> _Task instructions_: Gather all lines from the material that contain "matplotlib".

> _Data provided_:
※

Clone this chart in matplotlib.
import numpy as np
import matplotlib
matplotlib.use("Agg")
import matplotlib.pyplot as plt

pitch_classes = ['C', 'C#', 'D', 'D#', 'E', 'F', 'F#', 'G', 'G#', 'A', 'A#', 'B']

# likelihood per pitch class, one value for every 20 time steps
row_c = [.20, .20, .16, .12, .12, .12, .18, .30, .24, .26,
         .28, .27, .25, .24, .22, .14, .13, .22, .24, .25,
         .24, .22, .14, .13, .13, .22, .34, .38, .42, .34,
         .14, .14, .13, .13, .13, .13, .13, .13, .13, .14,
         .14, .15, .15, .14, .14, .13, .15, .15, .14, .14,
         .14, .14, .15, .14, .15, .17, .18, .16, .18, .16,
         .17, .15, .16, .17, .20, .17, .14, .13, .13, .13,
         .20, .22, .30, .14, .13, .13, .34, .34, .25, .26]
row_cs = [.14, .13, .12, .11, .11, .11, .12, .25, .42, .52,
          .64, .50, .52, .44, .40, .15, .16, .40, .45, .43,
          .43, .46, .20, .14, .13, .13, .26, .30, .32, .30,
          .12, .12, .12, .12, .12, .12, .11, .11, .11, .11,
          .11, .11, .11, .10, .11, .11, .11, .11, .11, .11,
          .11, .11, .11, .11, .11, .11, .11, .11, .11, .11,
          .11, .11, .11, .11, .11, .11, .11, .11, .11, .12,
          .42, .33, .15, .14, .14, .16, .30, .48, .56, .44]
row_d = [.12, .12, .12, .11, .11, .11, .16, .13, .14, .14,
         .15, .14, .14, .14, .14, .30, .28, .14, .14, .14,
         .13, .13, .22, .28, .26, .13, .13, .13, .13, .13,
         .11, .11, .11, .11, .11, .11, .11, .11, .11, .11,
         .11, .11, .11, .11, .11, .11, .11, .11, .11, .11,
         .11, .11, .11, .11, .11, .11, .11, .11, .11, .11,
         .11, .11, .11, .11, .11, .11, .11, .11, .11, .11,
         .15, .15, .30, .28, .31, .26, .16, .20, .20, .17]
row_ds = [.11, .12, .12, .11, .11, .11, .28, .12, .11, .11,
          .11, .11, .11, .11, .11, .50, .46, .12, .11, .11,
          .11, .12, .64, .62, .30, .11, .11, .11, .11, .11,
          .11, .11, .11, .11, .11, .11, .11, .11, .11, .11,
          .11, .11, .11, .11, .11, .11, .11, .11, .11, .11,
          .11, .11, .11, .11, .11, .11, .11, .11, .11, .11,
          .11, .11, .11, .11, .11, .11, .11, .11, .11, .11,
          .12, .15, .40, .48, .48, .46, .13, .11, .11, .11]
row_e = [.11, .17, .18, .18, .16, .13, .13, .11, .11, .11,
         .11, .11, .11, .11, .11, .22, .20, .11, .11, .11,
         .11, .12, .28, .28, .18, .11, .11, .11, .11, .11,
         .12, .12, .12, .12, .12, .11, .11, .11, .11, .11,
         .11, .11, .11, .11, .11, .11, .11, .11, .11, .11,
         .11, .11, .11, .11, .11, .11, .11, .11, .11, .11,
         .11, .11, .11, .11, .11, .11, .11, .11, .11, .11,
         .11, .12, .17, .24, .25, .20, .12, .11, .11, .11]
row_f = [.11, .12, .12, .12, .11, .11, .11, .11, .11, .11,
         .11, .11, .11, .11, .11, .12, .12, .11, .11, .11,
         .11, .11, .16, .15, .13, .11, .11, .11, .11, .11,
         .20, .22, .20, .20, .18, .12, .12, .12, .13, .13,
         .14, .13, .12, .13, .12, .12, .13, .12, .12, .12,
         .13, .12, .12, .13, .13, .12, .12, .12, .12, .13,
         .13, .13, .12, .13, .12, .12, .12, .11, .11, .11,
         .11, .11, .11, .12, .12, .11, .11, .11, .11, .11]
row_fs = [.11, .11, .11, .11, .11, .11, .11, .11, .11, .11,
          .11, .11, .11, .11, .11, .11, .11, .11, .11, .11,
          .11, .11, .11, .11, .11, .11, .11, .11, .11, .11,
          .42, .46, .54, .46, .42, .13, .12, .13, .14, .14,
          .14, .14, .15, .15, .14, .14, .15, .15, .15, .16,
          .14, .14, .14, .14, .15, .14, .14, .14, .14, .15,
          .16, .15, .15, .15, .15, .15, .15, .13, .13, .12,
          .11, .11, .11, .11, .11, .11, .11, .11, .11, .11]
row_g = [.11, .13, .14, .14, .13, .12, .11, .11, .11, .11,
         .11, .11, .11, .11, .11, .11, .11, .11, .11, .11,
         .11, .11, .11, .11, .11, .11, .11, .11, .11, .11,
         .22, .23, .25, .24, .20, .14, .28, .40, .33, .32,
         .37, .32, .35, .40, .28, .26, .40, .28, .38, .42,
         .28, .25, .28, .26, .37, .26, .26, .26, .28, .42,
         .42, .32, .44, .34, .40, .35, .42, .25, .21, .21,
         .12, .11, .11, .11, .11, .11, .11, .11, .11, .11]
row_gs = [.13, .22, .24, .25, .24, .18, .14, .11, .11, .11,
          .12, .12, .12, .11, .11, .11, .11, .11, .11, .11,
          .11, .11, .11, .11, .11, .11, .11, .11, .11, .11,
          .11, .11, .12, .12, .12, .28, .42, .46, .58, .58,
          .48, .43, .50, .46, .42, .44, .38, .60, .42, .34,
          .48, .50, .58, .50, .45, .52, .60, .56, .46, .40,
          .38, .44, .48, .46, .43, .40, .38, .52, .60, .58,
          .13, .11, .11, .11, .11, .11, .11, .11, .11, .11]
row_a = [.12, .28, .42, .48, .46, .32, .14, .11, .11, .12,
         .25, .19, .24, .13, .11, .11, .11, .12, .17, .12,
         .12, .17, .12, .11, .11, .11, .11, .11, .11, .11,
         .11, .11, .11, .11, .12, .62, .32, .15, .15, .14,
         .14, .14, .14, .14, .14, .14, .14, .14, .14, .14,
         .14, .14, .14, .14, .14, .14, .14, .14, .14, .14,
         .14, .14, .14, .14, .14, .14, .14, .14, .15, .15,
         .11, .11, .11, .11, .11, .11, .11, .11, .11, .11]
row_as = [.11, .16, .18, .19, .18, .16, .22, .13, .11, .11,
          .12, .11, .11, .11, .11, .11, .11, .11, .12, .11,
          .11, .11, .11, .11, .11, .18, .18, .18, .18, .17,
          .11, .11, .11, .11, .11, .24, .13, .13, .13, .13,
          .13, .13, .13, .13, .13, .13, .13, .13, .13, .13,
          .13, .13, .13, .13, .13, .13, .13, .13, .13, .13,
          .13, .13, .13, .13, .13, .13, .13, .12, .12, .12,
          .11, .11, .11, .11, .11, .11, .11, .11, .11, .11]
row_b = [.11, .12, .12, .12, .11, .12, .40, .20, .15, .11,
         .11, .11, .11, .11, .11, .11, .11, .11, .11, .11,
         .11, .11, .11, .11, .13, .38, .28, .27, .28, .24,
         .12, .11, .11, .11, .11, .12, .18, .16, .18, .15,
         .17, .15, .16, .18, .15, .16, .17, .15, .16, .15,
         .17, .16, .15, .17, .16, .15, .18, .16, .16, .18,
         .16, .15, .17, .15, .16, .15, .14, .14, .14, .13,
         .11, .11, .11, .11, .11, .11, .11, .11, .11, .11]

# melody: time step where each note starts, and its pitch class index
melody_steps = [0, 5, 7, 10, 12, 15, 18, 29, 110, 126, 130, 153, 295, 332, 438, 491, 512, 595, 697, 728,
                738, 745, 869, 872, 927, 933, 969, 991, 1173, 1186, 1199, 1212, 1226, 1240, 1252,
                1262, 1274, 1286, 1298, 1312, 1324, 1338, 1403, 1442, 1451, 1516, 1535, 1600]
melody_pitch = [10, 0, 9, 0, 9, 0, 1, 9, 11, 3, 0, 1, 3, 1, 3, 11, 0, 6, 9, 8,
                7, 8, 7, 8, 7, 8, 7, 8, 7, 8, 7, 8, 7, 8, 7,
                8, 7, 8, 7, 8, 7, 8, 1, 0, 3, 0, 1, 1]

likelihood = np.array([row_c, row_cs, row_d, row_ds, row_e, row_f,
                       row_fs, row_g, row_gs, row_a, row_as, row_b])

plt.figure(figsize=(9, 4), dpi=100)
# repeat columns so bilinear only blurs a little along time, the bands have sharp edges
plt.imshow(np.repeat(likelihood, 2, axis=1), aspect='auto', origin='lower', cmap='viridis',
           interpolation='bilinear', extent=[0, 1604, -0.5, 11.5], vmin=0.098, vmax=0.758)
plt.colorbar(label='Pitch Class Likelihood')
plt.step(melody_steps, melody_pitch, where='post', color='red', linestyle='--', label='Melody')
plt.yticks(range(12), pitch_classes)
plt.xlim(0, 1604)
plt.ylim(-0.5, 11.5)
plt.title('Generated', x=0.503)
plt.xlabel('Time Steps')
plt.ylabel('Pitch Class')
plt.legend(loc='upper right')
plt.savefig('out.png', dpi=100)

※

> _Solution for this problem_:
Clone this chart in matplotlib.
import matplotlib
matplotlib.use("Agg")
import matplotlib.pyplot as plt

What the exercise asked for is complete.